We are happily in the midst of the Week of the Young Child™, established by the National Association for the Education of Young Children (NAEYC).
NAEYC invited us to join them April 8–12, 2019 for their yearly celebration of five fun-filled, themed days for families and educators of the youngest learners. This event is an annual celebration to spotlight early learning, young children, and the hard work of their teachers, families and communities. Click Week of the Young Child for dozens of wonderful ideas to create educational experiences for tiny humans.
This celebration occurs coincidentally this year with National Library Week, promoted by the American Library Association (ALA) and designed to enrich understanding and increase accessibility to the riches of our local, university and national libraries. THAT link offers similar ideas to improve and strengthen libraries for those of more mature ages.
While NAEYC is all about enriching the earliest lives of children to ensure their optimum health and growth, the ALA is about making that start permanent and lifelong by capturing and sharing the riches of civilizations.
I’m not sure which of these is the chicken and which the egg or if they have made any efforts to connect with, mirror, amplify or enrich each other’s offerings, but they certainly could to their own benefit and in my view should, given their complementary missions and communities.
What is prominent in the important work that each of these organizations does? Well, they promote and provide rich learning experiences captured, shared and deepened by applying intelligent, educated and creative thought, to amplify the possibilities that each provides. These benefits then accrue to the larger community of families and organizations dedicated to maximizing their reach to all corners of our country and every segment of the population.
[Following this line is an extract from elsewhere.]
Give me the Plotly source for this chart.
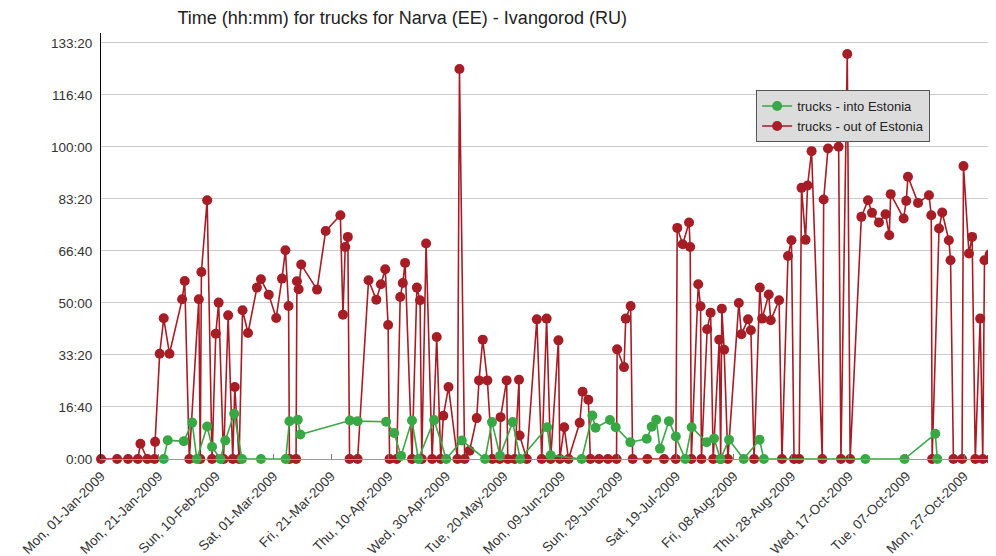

You may have noted that by the time that this piece has been read that the two official celebrations are already nearly concluded. However, I encourage you to give the two linked sources of ideas above a close read, extending your reflection beyond any particular calendar week.
Almost all of the ideas for participation or initiation by families, educators, librarians and others are timeless rather than timely. The ideas for activities with youngsters are a powerful collection of language, literacy and conceptual enrichment engagements that could be done on any day of the week, in any week of any year. So, there is no need to be concerned about missing the boat here or having to wait until next year to apply the ideas. Most of these activities can be planned and carried out to keep the excitement of learning and literacy bubbling in the attention of children and their families, not to mention school and library faculty and staff.
If you are a parent, the ideas offered here are not just for professionals. Any family with young children can find inspirational ideas for interacting with their baby, toddler or preschooler in ways that will enrich both of your lives. If you are a professional, there is no time like the present to become more deeply active in celebrating the contributions of your institution.